#### Task requirements:
Retype the data exactly, from its first line to the line containing "XAxis, YAxis, ReferenceLine", including both, and skip any picture.

#### Data:

+-------+

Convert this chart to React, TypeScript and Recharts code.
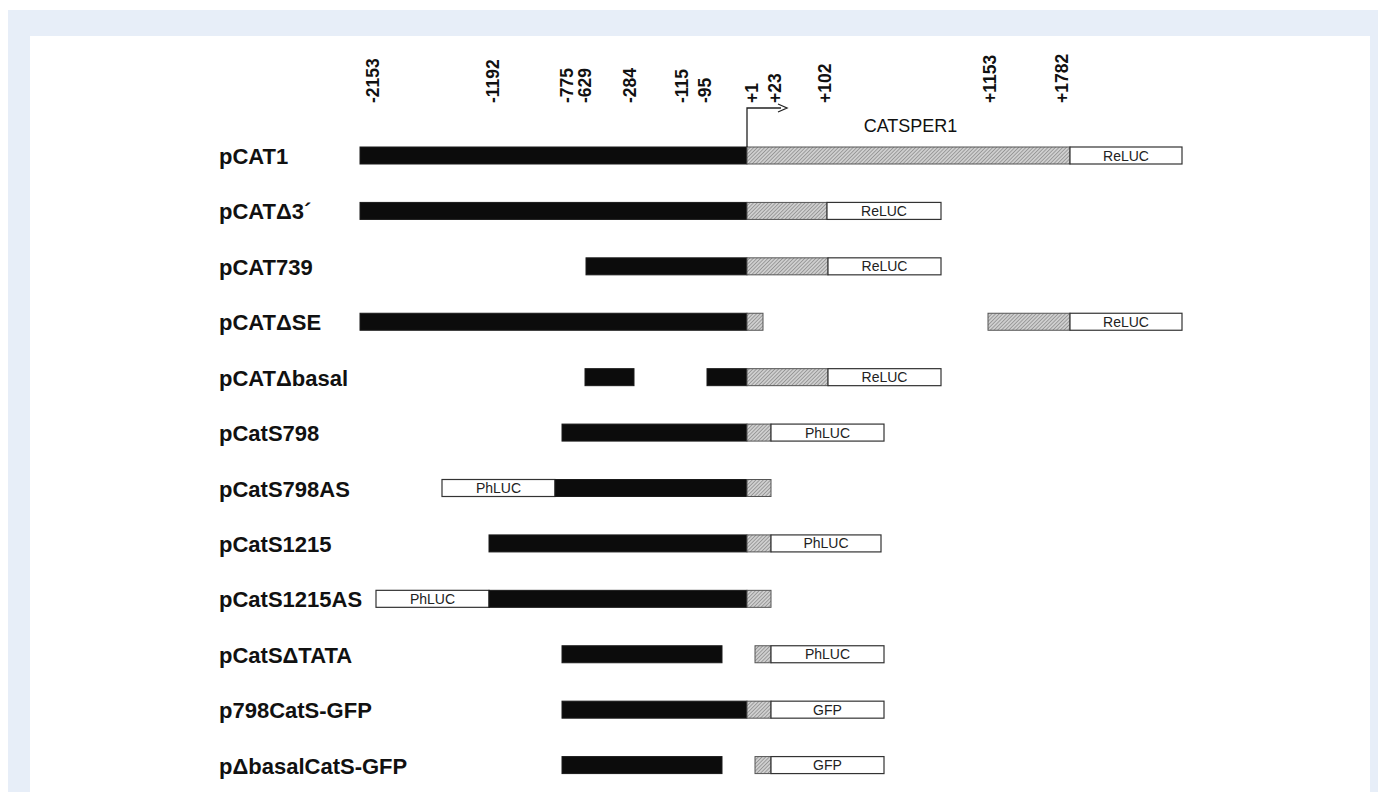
import React from 'react'
import { BarChart, Bar, XAxis, YAxis, ReferenceLine } from 'recharts'

// construct names, top to bottom
const constructs = [
  'pCAT1', 'pCATΔ3´', 'pCAT739', 'pCATΔSE', 'pCATΔbasal', 'pCatS798',
  'pCatS798AS', 'pCatS1215', 'pCatS1215AS', 'pCatSΔTATA', 'p798CatS-GFP', 'pΔbasalCatS-GFP',
]

// segments on the schematic axis: [kind, start, end, text]
// P = 5' flanking region (black), E = CATSPER1 exon (hatched), R = reporter box
type Seg = [string, number, number, string?]
const pCAT1: Seg[] = [['P', 0, 387], ['E', 387, 710], ['R', 710, 822, 'ReLUC']]
const pCATd3: Seg[] = [['P', 0, 387], ['E', 387, 467], ['R', 467, 581, 'ReLUC']]
const pCAT739: Seg[] = [['P', 226, 387], ['E', 387, 468], ['R', 468, 581, 'ReLUC']]
const pCATdSE: Seg[] = [['P', 0, 387], ['E', 387, 403], ['E', 628, 710], ['R', 710, 822, 'ReLUC']]
const pCATdBasal: Seg[] = [['P', 225, 274], ['P', 347, 387], ['E', 387, 468], ['R', 468, 581, 'ReLUC']]
const pCatS798: Seg[] = [['P', 202, 387], ['E', 387, 411], ['R', 411, 524, 'PhLUC']]
const pCatS798AS: Seg[] = [['R', 82, 195, 'PhLUC'], ['P', 195, 387], ['E', 387, 411]]
const pCatS1215: Seg[] = [['P', 129, 387], ['E', 387, 411], ['R', 411, 521, 'PhLUC']]
const pCatS1215AS: Seg[] = [['R', 16, 129, 'PhLUC'], ['P', 129, 387], ['E', 387, 411]]
const pCatSdTATA: Seg[] = [['P', 202, 362], ['E', 395, 411], ['R', 411, 524, 'PhLUC']]
const p798GFP: Seg[] = [['P', 202, 387], ['E', 387, 411], ['R', 411, 524, 'GFP']]
const pdBasalGFP: Seg[] = [['P', 202, 362], ['E', 395, 411], ['R', 411, 524, 'GFP']]

const segments = [
  pCAT1, pCATd3, pCAT739, pCATdSE, pCATdBasal, pCatS798,
  pCatS798AS, pCatS1215, pCatS1215AS, pCatSdTATA, p798GFP, pdBasalGFP,
]

// top axis: schematic position and the genomic coordinate written there
const tickPositions = [13, 133, 207, 225, 270, 322, 345, 392, 415, 465, 630, 702]
const tickLabels = ['-2153', '-1192', '-775', '-629', '-284', '-115', '-95', '+1', '+23', '+102', '+1153', '+1782']

const TSS = 387 // +1
const GENE_MID = (387 + 710) / 2
const SLOTS = 6

const rows = constructs.map((name, i) => {
  const row: Record<string, any> = { name }
  for (let k = 0; k < SLOTS; k++) { row[`s${k}`] = 0; row[`k${k}`] = 'gap' }
  let cursor = 0
  let k = 0
  for (const [kind, start, end, text] of segments[i]) {
    if (start > cursor) { row[`s${k}`] = start - cursor; row[`k${k}`] = 'gap'; k++ }
    row[`s${k}`] = end - start
    row[`k${k}`] = kind
    row[`t${k}`] = text
    k++
    cursor = end
  }
  return row
})

const FONT = '"Liberation Sans", Arial, Helvetica, sans-serif'

const Segment = (props: any) => {
  const { x, y, width, height, index, slot } = props
  const row = rows[index]
  const kind = row?.[`k${slot}`]
  if (!width || width <= 0 || kind === 'gap') return null
  if (kind === 'P') return <rect x={x} y={y} width={width} height={height} fill="#0c0c0c" stroke="#1a1a1a" strokeWidth={1} />
  if (kind === 'E') return <rect x={x} y={y} width={width} height={height} fill="url(#hatch)" stroke="#555" strokeWidth={1} />
  return (
    <g>
      <rect x={x} y={y} width={width} height={height} fill="#fff" stroke="#333" strokeWidth={1.2} />
      <text x={x + width / 2} y={y + height / 2} dy="0.36em" textAnchor="middle" fontFamily={FONT} fontSize={14} fill="#222">
        {row[`t${slot}`]}
      </text>
    </g>
  )
}

const TopTick = (props: any) => {
  const { x, payload } = props
  const label = tickLabels[tickPositions.indexOf(payload.value)]
  return (
    <g transform={`translate(${x},67) rotate(-90)`}>
      <text x={0} y={0} dy="0.36em" textAnchor="start" fontFamily={FONT} fontWeight="bold" fontSize={17.5} fill="#111">
        {label}
      </text>
    </g>
  )
}

const NameTick = (props: any) => {
  const { y, payload } = props
  return (
    <text x={189} y={y} dy="0.38em" textAnchor="start" fontFamily={FONT} fontWeight="bold" fontSize={22} fill="#111">
      {payload.value}
    </text>
  )
}

const StartArrow = (props: any) => {
  const { x1, y1, y2 } = props
  const top = Math.min(y1, y2)
  const ay = top - 20
  return (
    <g>
      <path d={`M${x1},${top + 19} V${ay} H${x1 + 34}`} fill="none" stroke="#222" strokeWidth={1.3} />
      <path d={`M${x1 + 31},${ay - 4} L${x1 + 40},${ay} L${x1 + 31},${ay + 4}`} fill="none" stroke="#222" strokeWidth={1.3} />
    </g>
  )
}

const GeneLabel = (props: any) => {
  const { x1, y1, y2 } = props
  const top = Math.min(y1, y2)
  return (
    <text x={x1 + 2} y={top + 4} textAnchor="middle" fontFamily={FONT} fontSize={18} fill="#111">
      CATSPER1
    </text>
  )
}

export default function App() {
  return (
    <div style={{ position: 'absolute', left: 8, top: 10, width: 1370, height: 782, background: '#e7eef8', overflow: 'hidden' }}>
      <div style={{ position: 'absolute', left: 22, top: 26, width: 1340, height: 756, background: '#fff', overflow: 'hidden' }}>
        <BarChart
          width={1340}
          height={770}
          data={rows}
          layout="vertical"
          margin={{ top: 62, right: 188, bottom: 13, left: 0 }}
          barSize={17}
        >
          <defs>
            <pattern id="hatch" width="2.6" height="2.6" patternUnits="userSpaceOnUse" patternTransform="rotate(45)">
              <rect width="2.6" height="2.6" fill="#cfcfcf" />
              <line x1="0" y1="0" x2="0" y2="2.6" stroke="#6a6a6a" strokeWidth="1" />
            </pattern>
          </defs>
          <XAxis
            type="number"
            orientation="top"
            domain={[0, 822]}
            ticks={tickPositions}
            interval={0}
            height={30}
            axisLine={false}
            tickLine={false}
            tick={<TopTick />}
          />
          <YAxis
            type="category"
            dataKey="name"
            width={330}
            axisLine={false}
            tickLine={false}
            interval={0}
            tick={<NameTick />}
          />
          {Array.from({ length: SLOTS }, (_, k) => (
            <Bar
              key={k}
              dataKey={`s${k}`}
              stackId="c"
              isAnimationActive={false}
              shape={(p: any) => <Segment {...p} slot={k} />}
            />
          ))}
          <ReferenceLine x={TSS} ifOverflow="visible" shape={<StartArrow />} />
          <ReferenceLine x={GENE_MID} ifOverflow="visible" shape={<GeneLabel />} />
        </BarChart>
      </div>
    </div>
  )
}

+-------+

#### Right answer:
Convert this chart to React, TypeScript and Recharts code.
import React from 'react'
import { BarChart, Bar, XAxis, YAxis, ReferenceLine } from 'recharts'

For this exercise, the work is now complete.